▶

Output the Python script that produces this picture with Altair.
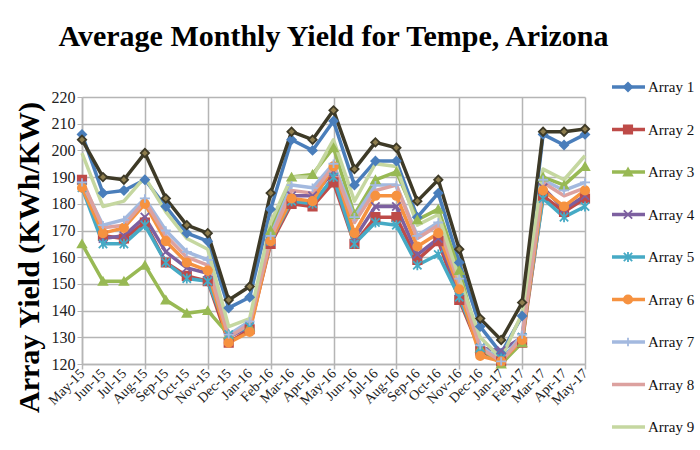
import altair as alt
import pandas as pd

months = ["May-15", "Jun-15", "Jul-15", "Aug-15", "Sep-15", "Oct-15", "Nov-15", "Dec-15",
          "Jan-16", "Feb-16", "Mar-16", "Apr-16", "May-16", "Jun-16", "Jul-16", "Aug-16",
          "Sep-16", "Oct-16", "Nov-16", "Dec-16", "Jan-17", "Feb-17", "Mar-17", "Apr-17", "May-17"]

array1 = [206, 184, 185, 189, 179, 169, 166, 141, 145, 178, 204, 200, 211, 187, 196, 196, 175, 184, 158, 134, 124, 138, 206, 202, 206]
array2 = [189, 168, 167, 173, 158, 153, 151, 128, 133, 165, 180, 179, 188, 165, 175, 175, 159, 166, 144, 125, 121, 128, 183, 177, 182]
array3 = [165, 151, 151, 157, 144, 139, 140, 131, 134, 170, 190, 191, 201, 176, 189, 192, 174, 178, 155, 126, 120, 128, 190, 187, 194]
array4 = [187, 167, 168, 175, 162, 156, 154, 130, 134, 166, 183, 183, 192, 167, 179, 179, 161, 167, 147, 126, 125, 130, 186, 178, 183]
array5 = [186, 165, 165, 172, 158, 152, 151, 131, 134, 166, 181, 180, 190, 165, 173, 172, 157, 161, 145, 126, 122, 130, 182, 175, 179]
array6 = [186, 169, 171, 180, 166, 158, 155, 128, 132, 166, 182, 181, 194, 169, 183, 183, 164, 169, 148, 123, 121, 129, 185, 179, 185]
array7 = [188, 172, 174, 182, 170, 162, 159, 131, 136, 168, 187, 186, 195, 175, 187, 187, 168, 173, 152, 127, 121, 131, 189, 185, 188]
array8 = [189, 171, 172, 181, 168, 160, 157, 130, 135, 167, 185, 184, 194, 173, 185, 187, 167, 172, 150, 126, 121, 130, 188, 183, 186]
array9 = [199, 179, 181, 190, 177, 167, 163, 134, 137, 173, 190, 190, 204, 181, 195, 194, 172, 176, 152, 130, 122, 139, 193, 189, 198]
array10 = [204, 190, 189, 199, 182, 172, 169, 144, 149, 184, 207, 204, 215, 193, 203, 201, 181, 189, 163, 137, 129, 143, 207, 207, 208]

series_names = ["Array 1", "Array 2", "Array 3", "Array 4", "Array 5",
                "Array 6", "Array 7", "Array 8", "Array 9", "Array 10"]
series_values = [array1, array2, array3, array4, array5, array6, array7, array8, array9, array10]
legend_names = series_names[:9]

line_colors = ["#4A7EBB", "#BE4B48", "#98B954", "#7D60A0", "#46AAC5",
               "#F69240", "#A3B9DF", "#DCA19F", "#C5D7A0", "#3E3A27"]
fill_colors = ["#4A7EBB", "#BE4B48", "#98B954", "#7D60A0", "#46AAC5",
               "#F69240", "#A3B9DF", "#DCA19F", "#C5D7A0", "#8E7D4E"]
x_path = "M-1,-1L1,1M-1,1L1,-1"
ast_path = "M-1,-1L1,1M-1,1L1,-1M0,-1.2L0,1.2"
plus_path = "M-1.2,0L1.2,0M0,-1L0,1"
shapes = ["diamond", "square", "triangle-up", x_path, ast_path, "circle", plus_path,
          "circle", "circle", "diamond"]
marker_series = ["Array 1", "Array 2", "Array 3", "Array 4", "Array 5", "Array 6", "Array 7", "Array 10"]

rows = []
for name, vals in zip(series_names, series_values):
    for i, v in enumerate(vals):
        rows.append({"series": name, "idx": i, "month": months[i], "value": v})
df = pd.DataFrame(rows)

leg = pd.DataFrame({"series": legend_names, "lidx": list(range(len(legend_names)))})

FONT = "Liberation Serif"
label_expr = "[" + ",".join("'" + m + "'" for m in months) + "][datum.value]"

stroke_scale = alt.Scale(domain=series_names, range=line_colors)
fill_scale = alt.Scale(domain=series_names, range=fill_colors)
shape_scale = alt.Scale(domain=series_names, range=shapes)

grid_cond = {"condition": {"test": "datum.value % 3 === 0", "value": 1}, "value": 0}

x_enc = alt.X("idx:Q", scale=alt.Scale(domain=[0, 24], nice=False, zero=False),
              axis=alt.Axis(values=list(range(25)), labelExpr=label_expr, labelAngle=-45,
                            labelAlign="right", labelBaseline="middle", labelFont=FONT,
                            labelFontSize=14, labelColor="#222", labelPadding=2,
                            title=None, grid=True, gridColor="#b5b5b5", gridWidth=1.5,
                            gridOpacity=grid_cond, tickOpacity=grid_cond, tickColor="#b5b5b5",
                            tickWidth=1.5, tickSize=5, domainColor="#b5b5b5", domainWidth=1.5,
                            labelOverlap=False, labelBound=False, labelFlush=False))
y_enc = alt.Y("value:Q", scale=alt.Scale(domain=[120, 220], nice=False, zero=False),
              axis=alt.Axis(values=list(range(120, 221, 10)), labelFont=FONT, labelFontSize=16,
                            labelColor="#222", grid=True, gridColor="#b5b5b5", gridWidth=1.5,
                            tickColor="#b5b5b5", tickSize=5, domainColor="#b5b5b5", domainWidth=1.5,
                            title="Array Yield (KWh/KW)", titleFont=FONT, titleFontSize=30,
                            titleFontWeight="bold", titleColor="#000", titlePadding=7, titleY=160,
                            labelOverlap=False))

lines = alt.Chart(df).mark_line(strokeWidth=3.5, strokeJoin="round").encode(
    x=x_enc, y=y_enc,
    color=alt.Color("series:N", scale=stroke_scale, legend=None),
    order=alt.Order("idx:Q"),
)
points = alt.Chart(df).transform_filter(
    alt.FieldOneOfPredicate(field="series", oneOf=marker_series)
).mark_point(filled=True, size=70, strokeWidth=1.8, opacity=1).encode(
    x=x_enc,
    y=y_enc,
    fill=alt.Fill("series:N", scale=fill_scale, legend=None),
    stroke=alt.Stroke("series:N", scale=stroke_scale, legend=None),
    shape=alt.Shape("series:N", scale=shape_scale, legend=None),
)
data_layer = alt.layer(lines, points)

ly = alt.Y("lidx:Q", scale=alt.Scale(domain=[0, 8], range=[-10, 330], nice=False, zero=False), axis=None)
leg_rule = alt.Chart(leg).mark_rule(strokeWidth=3.5).encode(
    x=alt.value(530), x2=alt.value(563), y=ly,
    color=alt.Color("series:N", scale=stroke_scale, legend=None),
)
leg_pts = alt.Chart(leg).transform_filter(
    alt.FieldOneOfPredicate(field="series", oneOf=marker_series)
).mark_point(filled=True, size=70, strokeWidth=1.8, opacity=1).encode(
    x=alt.value(546), y=ly,
    fill=alt.Fill("series:N", scale=fill_scale, legend=None),
    stroke=alt.Stroke("series:N", scale=stroke_scale, legend=None),
    shape=alt.Shape("series:N", scale=shape_scale, legend=None),
)
leg_text = alt.Chart(leg).mark_text(align="left", baseline="middle", font=FONT, fontSize=15,
                                    color="#111").encode(
    x=alt.value(566), y=ly, text="series:N",
)
legend_layer = alt.layer(leg_rule, leg_pts, leg_text)

chart = alt.layer(data_layer, legend_layer).resolve_scale(y="independent").properties(
    width=503, height=267,
    title=alt.Title("Average Monthly Yield for Tempe, Arizona", font=FONT, fontSize=30,
                    fontWeight="bold", color="#000", frame="group", anchor="middle", offset=27),
    padding={"left": 14, "top": 22, "right": 0, "bottom": 0},
    background="white",
).configure_view(stroke=None)

chart.save("out.html", embed_options={"renderer": "svg", "actions": False})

◀

— Problem details —
Look at the listing and set down only the lines from its start through the line with "import pandas as pd", word for word and without pictures.

— Finished answer —
Output the Python script that produces this picture with Altair.
import altair as alt
import pandas as pd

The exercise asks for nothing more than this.